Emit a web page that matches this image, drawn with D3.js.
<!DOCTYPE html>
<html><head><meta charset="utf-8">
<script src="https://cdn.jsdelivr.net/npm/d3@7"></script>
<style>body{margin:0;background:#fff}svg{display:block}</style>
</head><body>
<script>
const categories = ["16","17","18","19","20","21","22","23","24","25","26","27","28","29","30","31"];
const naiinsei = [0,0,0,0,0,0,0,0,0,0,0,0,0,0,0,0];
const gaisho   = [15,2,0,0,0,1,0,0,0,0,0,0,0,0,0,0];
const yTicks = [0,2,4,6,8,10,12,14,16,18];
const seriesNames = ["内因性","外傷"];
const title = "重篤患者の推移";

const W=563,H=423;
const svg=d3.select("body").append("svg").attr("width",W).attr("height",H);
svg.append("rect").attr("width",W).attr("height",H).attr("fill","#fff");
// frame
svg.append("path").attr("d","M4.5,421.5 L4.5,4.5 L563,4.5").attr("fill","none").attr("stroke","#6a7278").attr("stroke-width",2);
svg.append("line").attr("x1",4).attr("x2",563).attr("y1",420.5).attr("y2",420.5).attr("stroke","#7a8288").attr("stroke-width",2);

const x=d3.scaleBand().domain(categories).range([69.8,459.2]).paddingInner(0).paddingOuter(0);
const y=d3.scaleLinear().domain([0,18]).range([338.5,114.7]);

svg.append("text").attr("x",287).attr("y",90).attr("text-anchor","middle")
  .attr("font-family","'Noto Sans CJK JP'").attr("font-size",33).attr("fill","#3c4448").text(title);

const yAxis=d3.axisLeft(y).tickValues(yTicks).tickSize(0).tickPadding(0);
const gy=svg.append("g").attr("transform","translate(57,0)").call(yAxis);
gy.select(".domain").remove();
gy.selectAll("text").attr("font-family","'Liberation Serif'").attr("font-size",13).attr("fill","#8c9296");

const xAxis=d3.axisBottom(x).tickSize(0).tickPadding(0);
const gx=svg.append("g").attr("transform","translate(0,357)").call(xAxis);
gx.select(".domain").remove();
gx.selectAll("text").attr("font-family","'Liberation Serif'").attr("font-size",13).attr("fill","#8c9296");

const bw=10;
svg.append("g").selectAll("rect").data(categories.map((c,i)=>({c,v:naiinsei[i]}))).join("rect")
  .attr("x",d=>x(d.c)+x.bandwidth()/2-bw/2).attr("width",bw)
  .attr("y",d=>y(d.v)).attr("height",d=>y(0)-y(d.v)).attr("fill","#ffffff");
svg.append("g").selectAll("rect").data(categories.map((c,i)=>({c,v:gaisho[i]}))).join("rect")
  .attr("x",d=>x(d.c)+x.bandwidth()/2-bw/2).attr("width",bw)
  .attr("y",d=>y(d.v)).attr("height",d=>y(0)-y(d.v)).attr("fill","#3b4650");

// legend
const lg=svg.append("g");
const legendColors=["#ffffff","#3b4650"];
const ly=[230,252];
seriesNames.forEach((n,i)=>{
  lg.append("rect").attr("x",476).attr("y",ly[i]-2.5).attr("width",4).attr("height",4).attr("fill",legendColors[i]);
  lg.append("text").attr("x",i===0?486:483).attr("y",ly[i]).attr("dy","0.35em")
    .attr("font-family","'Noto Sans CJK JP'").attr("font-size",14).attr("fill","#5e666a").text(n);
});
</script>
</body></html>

※ ※ ※

Objective:
Give back the whole listing, word for word.

Completed task:
Emit a web page that matches this image, drawn with D3.js.
<!DOCTYPE html>
<html><head><meta charset="utf-8">
<script src="https://cdn.jsdelivr.net/npm/d3@7"></script>
<style>body{margin:0;background:#fff}svg{display:block}</style>
</head><body>
<script>
const categories = ["16","17","18","19","20","21","22","23","24","25","26","27","28","29","30","31"];
const naiinsei = [0,0,0,0,0,0,0,0,0,0,0,0,0,0,0,0];
const gaisho   = [15,2,0,0,0,1,0,0,0,0,0,0,0,0,0,0];
const yTicks = [0,2,4,6,8,10,12,14,16,18];
const seriesNames = ["内因性","外傷"];
const title = "重篤患者の推移";

const W=563,H=423;
const svg=d3.select("body").append("svg").attr("width",W).attr("height",H);
svg.append("rect").attr("width",W).attr("height",H).attr("fill","#fff");
// frame
svg.append("path").attr("d","M4.5,421.5 L4.5,4.5 L563,4.5").attr("fill","none").attr("stroke","#6a7278").attr("stroke-width",2);
svg.append("line").attr("x1",4).attr("x2",563).attr("y1",420.5).attr("y2",420.5).attr("stroke","#7a8288").attr("stroke-width",2);

const x=d3.scaleBand().domain(categories).range([69.8,459.2]).paddingInner(0).paddingOuter(0);
const y=d3.scaleLinear().domain([0,18]).range([338.5,114.7]);

svg.append("text").attr("x",287).attr("y",90).attr("text-anchor","middle")
  .attr("font-family","'Noto Sans CJK JP'").attr("font-size",33).attr("fill","#3c4448").text(title);

const yAxis=d3.axisLeft(y).tickValues(yTicks).tickSize(0).tickPadding(0);
const gy=svg.append("g").attr("transform","translate(57,0)").call(yAxis);
gy.select(".domain").remove();
gy.selectAll("text").attr("font-family","'Liberation Serif'").attr("font-size",13).attr("fill","#8c9296");

const xAxis=d3.axisBottom(x).tickSize(0).tickPadding(0);
const gx=svg.append("g").attr("transform","translate(0,357)").call(xAxis);
gx.select(".domain").remove();
gx.selectAll("text").attr("font-family","'Liberation Serif'").attr("font-size",13).attr("fill","#8c9296");

const bw=10;
svg.append("g").selectAll("rect").data(categories.map((c,i)=>({c,v:naiinsei[i]}))).join("rect")
  .attr("x",d=>x(d.c)+x.bandwidth()/2-bw/2).attr("width",bw)
  .attr("y",d=>y(d.v)).attr("height",d=>y(0)-y(d.v)).attr("fill","#ffffff");
svg.append("g").selectAll("rect").data(categories.map((c,i)=>({c,v:gaisho[i]}))).join("rect")
  .attr("x",d=>x(d.c)+x.bandwidth()/2-bw/2).attr("width",bw)
  .attr("y",d=>y(d.v)).attr("height",d=>y(0)-y(d.v)).attr("fill","#3b4650");

// legend
const lg=svg.append("g");
const legendColors=["#ffffff","#3b4650"];
const ly=[230,252];
seriesNames.forEach((n,i)=>{
  lg.append("rect").attr("x",476).attr("y",ly[i]-2.5).attr("width",4).attr("height",4).attr("fill",legendColors[i]);
  lg.append("text").attr("x",i===0?486:483).attr("y",ly[i]).attr("dy","0.35em")
    .attr("font-family","'Noto Sans CJK JP'").attr("font-size",14).attr("fill","#5e666a").text(n);
});
</script>
</body></html>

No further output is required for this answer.